Some historians have criticised it for mixing religion with politics. As a result, they say, religious consciousness spread to politics, and in the long run, the forces of communalism were strengthened.

This is true to some extent. There was, of course, nothing wrong in the nationalist movement taking a demand that affected Muslims only.

It was inevitable that different sections of society would come to understand the need for freedom through their particular demands and experiences.

The nationalist leadership, however, failed to some extent in raising the religious political consciousness of the Muslims to the higher plane of secular political consciousness.

At the same time it should also be kept in view that the Khilafat agitation represented much wider feelings of the Muslims than their concern for the Caliph.

It was in reality an aspect of the general spread of anti-imperialist feelings among the Muslims. These feelings found concrete expression on the Khilafat question. After all there was no protest in India when Kamal Pasha abolished the Caliphate in 1924.

It may be noted at this stage that even though the Non- Cooperation and Civil Disobedience Movement had ended in apparent failure, the national movement had been strengthened in more then one way.

Nationalist sentiments and the national movement had now reached the remotest corners of the land. Millions of peasants, artisans and urban poor had been brought into the national movement.

All strata of Indian society had been politicized. Women had been drawn into the movement. It is this politicisation and activisation of millions of men and women that imparted a revolutionary character to the Indian national movement.

The British rule was based on the twin notions that the British ruled India for the good of the Indians and that it was invincible and incapable of being overthrown.

As we have seen earlier, the first notion was challenged by the moderate nationalists who developed a powerful economic critique of colonial rule.

It was now, during the mass phase of the national movement, that this critique was dissemi­nated among the common people by youthful agitators through speeches, pamphlets, dramas, songs, prabhat pherics and newspapers.

The notion of invincibility of the British rule was challenged by satyagraha and mass struggle. As Jawaharlal Nehru wrote in The Discovery of India. The essence of his (Gandhiji’s) teaching was fearlessness not merely body courage but the absence of fear from the mind.

But the dominant impulse in India under British rule was that of fear, pervasive, oppressing, strangling fear; fear of the army, the police.

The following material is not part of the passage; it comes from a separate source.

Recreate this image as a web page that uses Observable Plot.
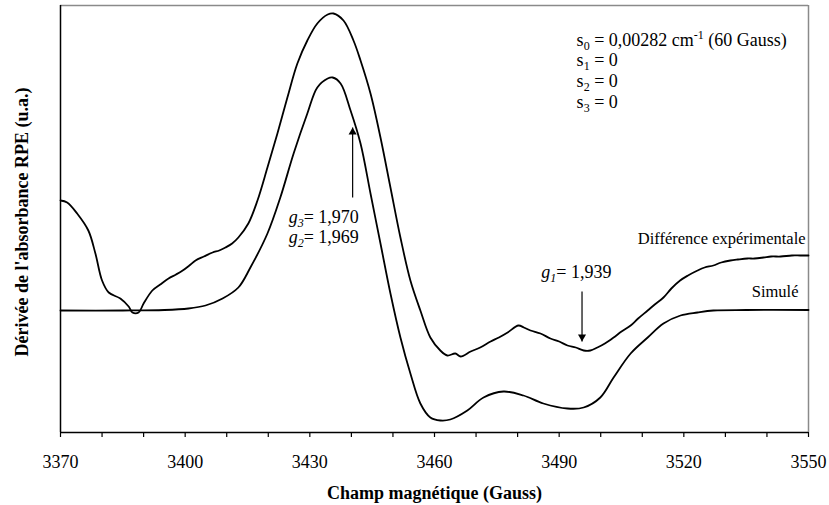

The widespread secret service; fear of the official class; fear of laws meant to suppress and of prison; fear of landlord’s agents; fear of the moneylender; fear of unemployment and starvation, which were always on the threshold. It was against this all- pervading fear that Gandhiji’s quiet and determined voice was raised: Be not afraid.

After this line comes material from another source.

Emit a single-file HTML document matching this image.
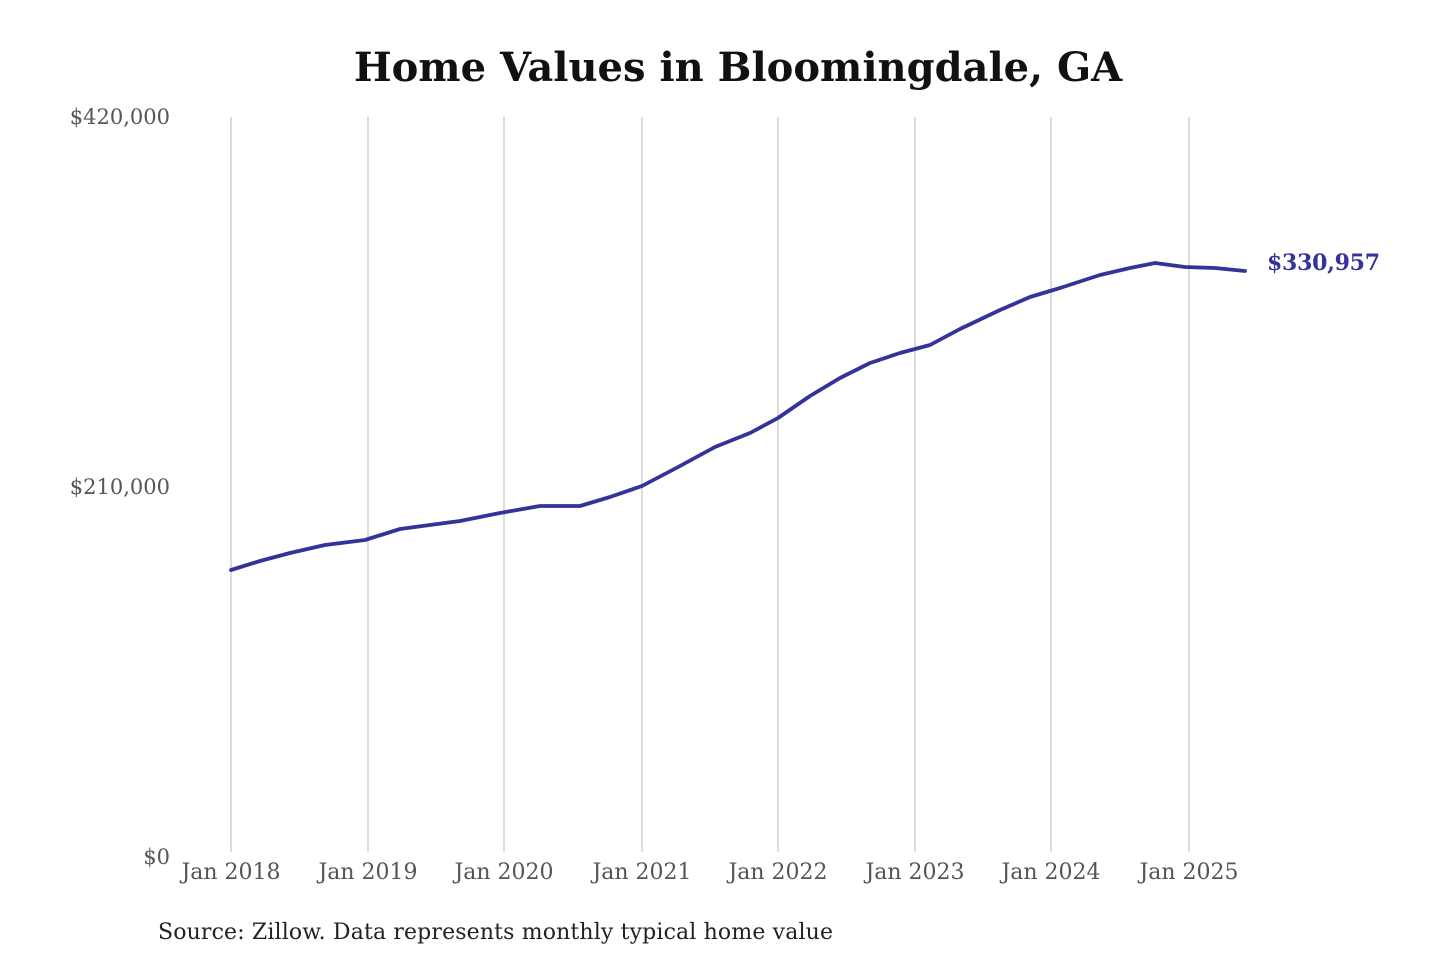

A major result of the Non-Cooperation Movement was that the Indian people lost their sense of fear the brute strength of British power in India no longer frightened them.

They had gained tremendous self-confidence and self-esteem, which no defeats and retreats could shake. This was expressed by Gandhiji when he declared that “the fight that was commenced in 1920 is a fight to the finish, whether it lasts one month or one year or many months or many years.”